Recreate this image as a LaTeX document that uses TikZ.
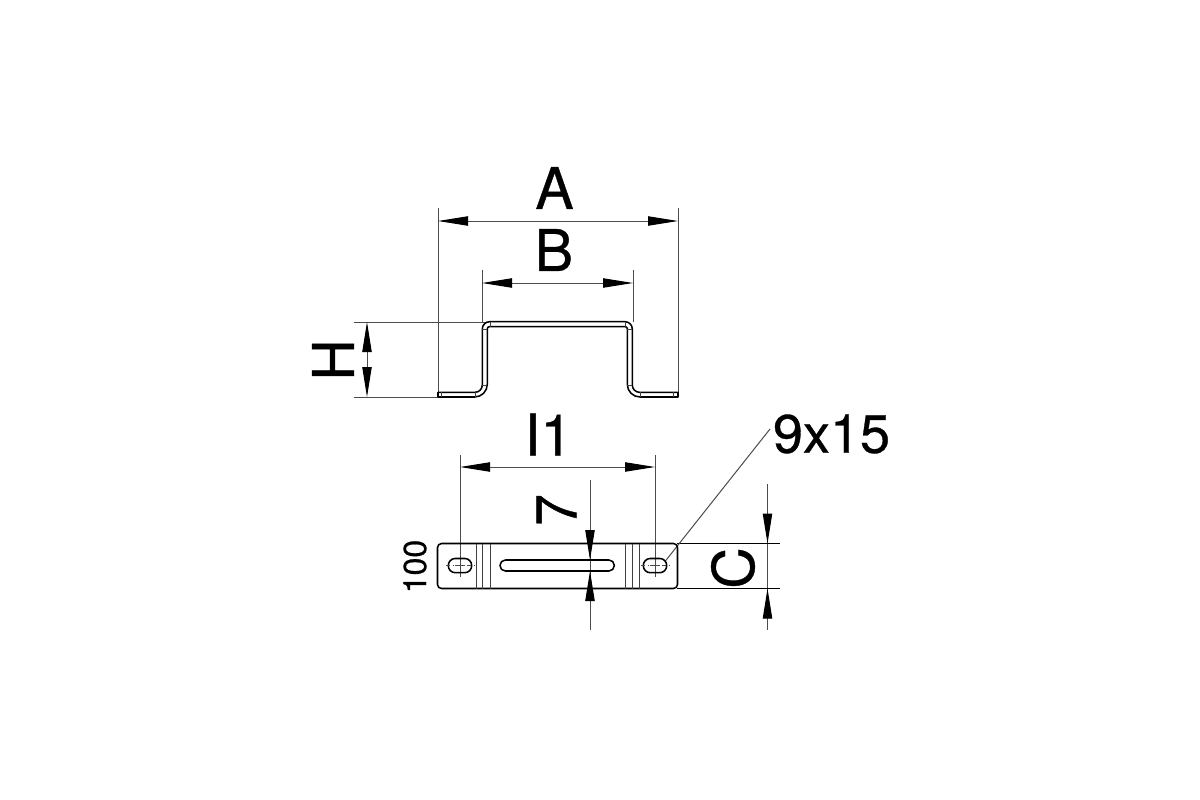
\documentclass[tikz,border=0pt]{standalone}
\usepackage{fontspec}
\setmainfont{TeX Gyre Heros}[FakeBold=0.6]
\usetikzlibrary{arrows.meta}
\tikzset{
 part/.style={line width=1.15pt,black,line join=round},
 thin part/.style={line width=0.7pt,black!75},
 dimline/.style={line width=0.75pt,black!70},
 dimarrows/.style={dimline,{Triangle[length=22.5pt,width=7pt,color=black]}-{Triangle[length=22.5pt,width=7pt,color=black]}},
 oneend/.style={dimline,-{Triangle[length=22.5pt,width=7pt,color=black]}},
 biglabel/.style={inner sep=0pt,font=\fontsize{43}{43}\selectfont},
 widelabel/.style={inner sep=0pt,font=\fontsize{40.5}{41}\selectfont},
 smalllabel/.style={inner sep=0pt,font=\fontsize{24}{24}\selectfont},
}
\begin{document}
\begin{tikzpicture}[x=0.75pt,y=-0.75pt]
\useasboundingbox (0,0) rectangle (1200,800);
\fill[white] (0,0) rectangle (1200,800);
% named dimension end points
\coordinate (aL) at (438,221); \coordinate (aR) at (678,221);
\coordinate (bL) at (482,283); \coordinate (bR) at (633,283);
\coordinate (hT) at (367,322); \coordinate (hB) at (367,397);
\coordinate (iL) at (460,467); \coordinate (iR) at (655,467);
\coordinate (sT) at (590,560); \coordinate (sB) at (590,571);
\coordinate (cT) at (767.5,543.5); \coordinate (cB) at (767.5,588.5);
\coordinate (lead0) at (665,561.5); \coordinate (lead1) at (770,429);
% extension lines
\draw[dimline] (438,208)--(438,397) (678,208)--(678,397);
\draw[dimline] (482,270)--(482,322) (633,270)--(633,322);
\draw[dimline] (354,322)--(486,322) (354,397)--(438,397);
\draw[dimline] (460,455)--(460,577) (655,455)--(655,577);
\draw[dimline] (590,480)--(590,630);
\draw[dimline] (767.5,484)--(767.5,630);
\draw[part,line width=0.9pt] (677,543.5)--(780,543.5) (677,588.5)--(780,588.5);
% dimension arrows
\draw[dimarrows] (aL)--(aR);
\draw[dimarrows] (bL)--(bR);
\draw[dimarrows] (hT)--(hB);
\draw[dimarrows] (iL)--(iR);
\draw[oneend] (590,530)--(sT);
\draw[oneend] (590,601)--(sB);
\draw[oneend] (767.5,511)--(cT);
\draw[oneend] (767.5,620)--(cB);
\draw[dimline] (lead0)--(lead1);
% profile
\draw[part] (438,397)--(438,392.3)--(475,392.3) arc[start angle=90,end angle=0,radius=7.3]
  --(482.3,329) arc[start angle=180,end angle=270,radius=7.3]--(625,321.7)
  arc[start angle=270,end angle=360,radius=7.3]--(632.3,385) arc[start angle=180,end angle=90,radius=7.3]
  --(678,392.3)--(678,397)--(640,397) arc[start angle=90,end angle=180,radius=12.7]
  --(627.3,328.7) arc[start angle=0,end angle=-90,radius=2]--(489.3,326.7) arc[start angle=-90,end angle=-180,radius=2]
  --(487.3,384.3) arc[start angle=0,end angle=90,radius=12.7]--cycle;
\draw[thin part] (441.7,392.3)--(441.7,397) (673.5,392.3)--(673.5,397)
  (475.5,392.3)--(475.5,397) (640,392.3)--(640,397)
  (482.3,385)--(487.3,385) (627.3,385)--(632.3,385)
  (482.3,329)--(487.3,329) (627.3,329)--(632.3,329)
  (490,321.7)--(490,326.7) (625,321.7)--(625,326.7);
% plate
\draw[part,rounded corners=3pt] (437.5,543.5) rectangle (677.5,588.5);
\draw[thin part] (476,543.5)--(476,588.5) (482.7,543.5)--(482.7,588.5) (490.3,543.5)--(490.3,588.5)
 (625,543.5)--(625,588.5) (632.3,543.5)--(632.3,588.5) (639.3,543.5)--(639.3,588.5);
\draw[part,rounded corners=4pt] (500,560) rectangle (614.3,571);
\draw[part,rounded corners=5.2pt] (448.3,558.5) rectangle (471.7,572.7);
\draw[part,rounded corners=5.2pt] (643.3,558.5) rectangle (666.7,572.7);
\draw[dimline] (455,565.6)--(465,565.6) (650,565.6)--(660,565.6);
\draw[dimline,dash pattern=on 3pt off 2pt] (446,565.6)--(453,565.6) (467,565.6)--(474,565.6) (641,565.6)--(648,565.6) (662,565.6)--(669,565.6);
% labels
\node[biglabel] (tA) at (554.5,188) {A};
\node[biglabel] (tB) at (554,250) {B};
\node[biglabel,rotate=90] (tH) at (333,360) {H};
\node[biglabel] (tI) at (548.5,434.5) {I1};
\node[biglabel,rotate=90] (t7) at (556.5,510) {7};
\node[biglabel,rotate=90] (tC) at (733,568) {C};
\node[smalllabel,rotate=90] (t100) at (415,566.5) {100};
\node[widelabel] (t9) at (831.5,434) {9x15};
\end{tikzpicture}
\end{document}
◇ ◇ ◇ ◇
- [Instruction]: Restate the data above exactly, stripping out each image.

- [Problem solution]:
Recreate this image as a LaTeX document that uses TikZ.
\documentclass[tikz,border=0pt]{standalone}
\usepackage{fontspec}
\setmainfont{TeX Gyre Heros}[FakeBold=0.6]
\usetikzlibrary{arrows.meta}
\tikzset{
 part/.style={line width=1.15pt,black,line join=round},
 thin part/.style={line width=0.7pt,black!75},
 dimline/.style={line width=0.75pt,black!70},
 dimarrows/.style={dimline,{Triangle[length=22.5pt,width=7pt,color=black]}-{Triangle[length=22.5pt,width=7pt,color=black]}},
 oneend/.style={dimline,-{Triangle[length=22.5pt,width=7pt,color=black]}},
 biglabel/.style={inner sep=0pt,font=\fontsize{43}{43}\selectfont},
 widelabel/.style={inner sep=0pt,font=\fontsize{40.5}{41}\selectfont},
 smalllabel/.style={inner sep=0pt,font=\fontsize{24}{24}\selectfont},
}
\begin{document}
\begin{tikzpicture}[x=0.75pt,y=-0.75pt]
\useasboundingbox (0,0) rectangle (1200,800);
\fill[white] (0,0) rectangle (1200,800);
% named dimension end points
\coordinate (aL) at (438,221); \coordinate (aR) at (678,221);
\coordinate (bL) at (482,283); \coordinate (bR) at (633,283);
\coordinate (hT) at (367,322); \coordinate (hB) at (367,397);
\coordinate (iL) at (460,467); \coordinate (iR) at (655,467);
\coordinate (sT) at (590,560); \coordinate (sB) at (590,571);
\coordinate (cT) at (767.5,543.5); \coordinate (cB) at (767.5,588.5);
\coordinate (lead0) at (665,561.5); \coordinate (lead1) at (770,429);
% extension lines
\draw[dimline] (438,208)--(438,397) (678,208)--(678,397);
\draw[dimline] (482,270)--(482,322) (633,270)--(633,322);
\draw[dimline] (354,322)--(486,322) (354,397)--(438,397);
\draw[dimline] (460,455)--(460,577) (655,455)--(655,577);
\draw[dimline] (590,480)--(590,630);
\draw[dimline] (767.5,484)--(767.5,630);
\draw[part,line width=0.9pt] (677,543.5)--(780,543.5) (677,588.5)--(780,588.5);
% dimension arrows
\draw[dimarrows] (aL)--(aR);
\draw[dimarrows] (bL)--(bR);
\draw[dimarrows] (hT)--(hB);
\draw[dimarrows] (iL)--(iR);
\draw[oneend] (590,530)--(sT);
\draw[oneend] (590,601)--(sB);
\draw[oneend] (767.5,511)--(cT);
\draw[oneend] (767.5,620)--(cB);
\draw[dimline] (lead0)--(lead1);
% profile
\draw[part] (438,397)--(438,392.3)--(475,392.3) arc[start angle=90,end angle=0,radius=7.3]
  --(482.3,329) arc[start angle=180,end angle=270,radius=7.3]--(625,321.7)
  arc[start angle=270,end angle=360,radius=7.3]--(632.3,385) arc[start angle=180,end angle=90,radius=7.3]
  --(678,392.3)--(678,397)--(640,397) arc[start angle=90,end angle=180,radius=12.7]
  --(627.3,328.7) arc[start angle=0,end angle=-90,radius=2]--(489.3,326.7) arc[start angle=-90,end angle=-180,radius=2]
  --(487.3,384.3) arc[start angle=0,end angle=90,radius=12.7]--cycle;
\draw[thin part] (441.7,392.3)--(441.7,397) (673.5,392.3)--(673.5,397)
  (475.5,392.3)--(475.5,397) (640,392.3)--(640,397)
  (482.3,385)--(487.3,385) (627.3,385)--(632.3,385)
  (482.3,329)--(487.3,329) (627.3,329)--(632.3,329)
  (490,321.7)--(490,326.7) (625,321.7)--(625,326.7);
% plate
\draw[part,rounded corners=3pt] (437.5,543.5) rectangle (677.5,588.5);
\draw[thin part] (476,543.5)--(476,588.5) (482.7,543.5)--(482.7,588.5) (490.3,543.5)--(490.3,588.5)
 (625,543.5)--(625,588.5) (632.3,543.5)--(632.3,588.5) (639.3,543.5)--(639.3,588.5);
\draw[part,rounded corners=4pt] (500,560) rectangle (614.3,571);
\draw[part,rounded corners=5.2pt] (448.3,558.5) rectangle (471.7,572.7);
\draw[part,rounded corners=5.2pt] (643.3,558.5) rectangle (666.7,572.7);
\draw[dimline] (455,565.6)--(465,565.6) (650,565.6)--(660,565.6);
\draw[dimline,dash pattern=on 3pt off 2pt] (446,565.6)--(453,565.6) (467,565.6)--(474,565.6) (641,565.6)--(648,565.6) (662,565.6)--(669,565.6);
% labels
\node[biglabel] (tA) at (554.5,188) {A};
\node[biglabel] (tB) at (554,250) {B};
\node[biglabel,rotate=90] (tH) at (333,360) {H};
\node[biglabel] (tI) at (548.5,434.5) {I1};
\node[biglabel,rotate=90] (t7) at (556.5,510) {7};
\node[biglabel,rotate=90] (tC) at (733,568) {C};
\node[smalllabel,rotate=90] (t100) at (415,566.5) {100};
\node[widelabel] (t9) at (831.5,434) {9x15};
\end{tikzpicture}
\end{document}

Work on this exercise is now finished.